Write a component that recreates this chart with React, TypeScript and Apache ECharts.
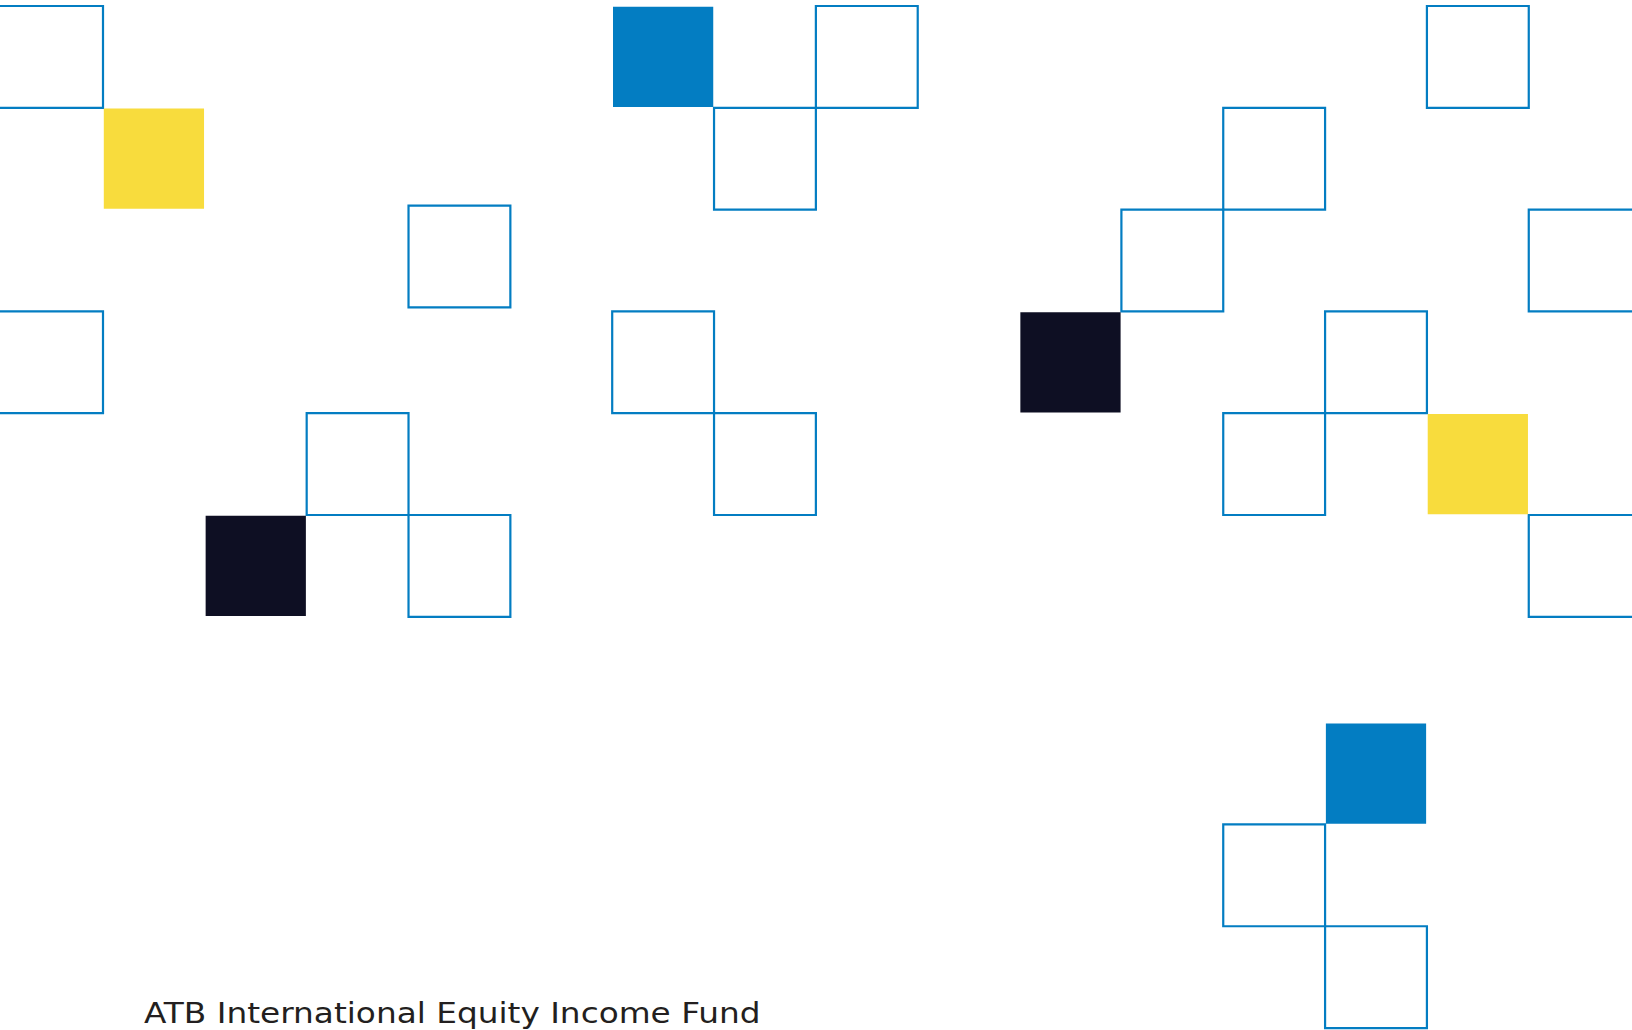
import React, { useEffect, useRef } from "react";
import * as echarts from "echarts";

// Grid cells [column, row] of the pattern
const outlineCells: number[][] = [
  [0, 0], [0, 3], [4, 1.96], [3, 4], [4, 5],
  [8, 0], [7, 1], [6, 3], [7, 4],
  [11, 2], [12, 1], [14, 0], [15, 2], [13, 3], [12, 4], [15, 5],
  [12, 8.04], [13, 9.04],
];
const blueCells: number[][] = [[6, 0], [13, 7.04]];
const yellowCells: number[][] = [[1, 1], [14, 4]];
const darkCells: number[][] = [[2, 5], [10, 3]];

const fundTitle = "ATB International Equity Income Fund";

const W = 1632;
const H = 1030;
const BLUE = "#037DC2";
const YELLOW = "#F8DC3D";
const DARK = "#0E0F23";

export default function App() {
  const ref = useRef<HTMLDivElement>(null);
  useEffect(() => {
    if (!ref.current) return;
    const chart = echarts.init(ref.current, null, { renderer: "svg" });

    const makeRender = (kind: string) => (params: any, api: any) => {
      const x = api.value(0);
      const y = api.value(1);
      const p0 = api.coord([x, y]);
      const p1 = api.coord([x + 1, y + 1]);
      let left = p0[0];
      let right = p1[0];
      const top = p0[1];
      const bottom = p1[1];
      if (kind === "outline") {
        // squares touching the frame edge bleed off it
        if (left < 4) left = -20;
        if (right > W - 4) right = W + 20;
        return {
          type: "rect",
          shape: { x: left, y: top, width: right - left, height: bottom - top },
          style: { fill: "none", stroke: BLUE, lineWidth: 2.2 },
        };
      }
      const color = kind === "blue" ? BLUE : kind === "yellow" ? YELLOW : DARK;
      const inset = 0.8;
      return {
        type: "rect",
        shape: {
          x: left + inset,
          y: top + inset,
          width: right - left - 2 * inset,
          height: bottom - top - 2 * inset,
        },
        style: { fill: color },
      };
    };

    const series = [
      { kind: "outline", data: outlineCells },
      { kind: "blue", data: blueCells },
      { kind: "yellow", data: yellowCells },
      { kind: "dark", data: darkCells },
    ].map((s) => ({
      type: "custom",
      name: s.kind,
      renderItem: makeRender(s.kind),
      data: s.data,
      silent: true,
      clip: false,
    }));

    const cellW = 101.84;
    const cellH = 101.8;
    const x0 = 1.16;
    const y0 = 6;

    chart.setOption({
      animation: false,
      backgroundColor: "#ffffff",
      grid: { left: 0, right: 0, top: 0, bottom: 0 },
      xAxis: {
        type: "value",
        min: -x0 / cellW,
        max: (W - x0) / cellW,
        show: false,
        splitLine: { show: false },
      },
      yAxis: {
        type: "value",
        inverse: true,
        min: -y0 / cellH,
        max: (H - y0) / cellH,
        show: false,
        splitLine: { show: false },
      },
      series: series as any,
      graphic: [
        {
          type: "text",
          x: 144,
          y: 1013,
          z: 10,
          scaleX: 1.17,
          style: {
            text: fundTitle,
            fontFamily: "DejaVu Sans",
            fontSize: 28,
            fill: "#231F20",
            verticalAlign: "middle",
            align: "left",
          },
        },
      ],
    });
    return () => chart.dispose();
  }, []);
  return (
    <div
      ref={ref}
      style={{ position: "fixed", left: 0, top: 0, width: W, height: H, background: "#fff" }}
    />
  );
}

········

Leave out the pictures and output the rest of the material exactly as written.

Write a component that recreates this chart with React, TypeScript and Apache ECharts.
import React, { useEffect, useRef } from "react";
import * as echarts from "echarts";

// Grid cells [column, row] of the pattern
const outlineCells: number[][] = [
  [0, 0], [0, 3], [4, 1.96], [3, 4], [4, 5],
  [8, 0], [7, 1], [6, 3], [7, 4],
  [11, 2], [12, 1], [14, 0], [15, 2], [13, 3], [12, 4], [15, 5],
  [12, 8.04], [13, 9.04],
];
const blueCells: number[][] = [[6, 0], [13, 7.04]];
const yellowCells: number[][] = [[1, 1], [14, 4]];
const darkCells: number[][] = [[2, 5], [10, 3]];

const fundTitle = "ATB International Equity Income Fund";

const W = 1632;
const H = 1030;
const BLUE = "#037DC2";
const YELLOW = "#F8DC3D";
const DARK = "#0E0F23";

export default function App() {
  const ref = useRef<HTMLDivElement>(null);
  useEffect(() => {
    if (!ref.current) return;
    const chart = echarts.init(ref.current, null, { renderer: "svg" });

    const makeRender = (kind: string) => (params: any, api: any) => {
      const x = api.value(0);
      const y = api.value(1);
      const p0 = api.coord([x, y]);
      const p1 = api.coord([x + 1, y + 1]);
      let left = p0[0];
      let right = p1[0];
      const top = p0[1];
      const bottom = p1[1];
      if (kind === "outline") {
        // squares touching the frame edge bleed off it
        if (left < 4) left = -20;
        if (right > W - 4) right = W + 20;
        return {
          type: "rect",
          shape: { x: left, y: top, width: right - left, height: bottom - top },
          style: { fill: "none", stroke: BLUE, lineWidth: 2.2 },
        };
      }
      const color = kind === "blue" ? BLUE : kind === "yellow" ? YELLOW : DARK;
      const inset = 0.8;
      return {
        type: "rect",
        shape: {
          x: left + inset,
          y: top + inset,
          width: right - left - 2 * inset,
          height: bottom - top - 2 * inset,
        },
        style: { fill: color },
      };
    };

    const series = [
      { kind: "outline", data: outlineCells },
      { kind: "blue", data: blueCells },
      { kind: "yellow", data: yellowCells },
      { kind: "dark", data: darkCells },
    ].map((s) => ({
      type: "custom",
      name: s.kind,
      renderItem: makeRender(s.kind),
      data: s.data,
      silent: true,
      clip: false,
    }));

    const cellW = 101.84;
    const cellH = 101.8;
    const x0 = 1.16;
    const y0 = 6;

    chart.setOption({
      animation: false,
      backgroundColor: "#ffffff",
      grid: { left: 0, right: 0, top: 0, bottom: 0 },
      xAxis: {
        type: "value",
        min: -x0 / cellW,
        max: (W - x0) / cellW,
        show: false,
        splitLine: { show: false },
      },
      yAxis: {
        type: "value",
        inverse: true,
        min: -y0 / cellH,
        max: (H - y0) / cellH,
        show: false,
        splitLine: { show: false },
      },
      series: series as any,
      graphic: [
        {
          type: "text",
          x: 144,
          y: 1013,
          z: 10,
          scaleX: 1.17,
          style: {
            text: fundTitle,
            fontFamily: "DejaVu Sans",
            fontSize: 28,
            fill: "#231F20",
            verticalAlign: "middle",
            align: "left",
          },
        },
      ],
    });
    return () => chart.dispose();
  }, []);
  return (
    <div
      ref={ref}
      style={{ position: "fixed", left: 0, top: 0, width: W, height: H, background: "#fff" }}
    />
  );
}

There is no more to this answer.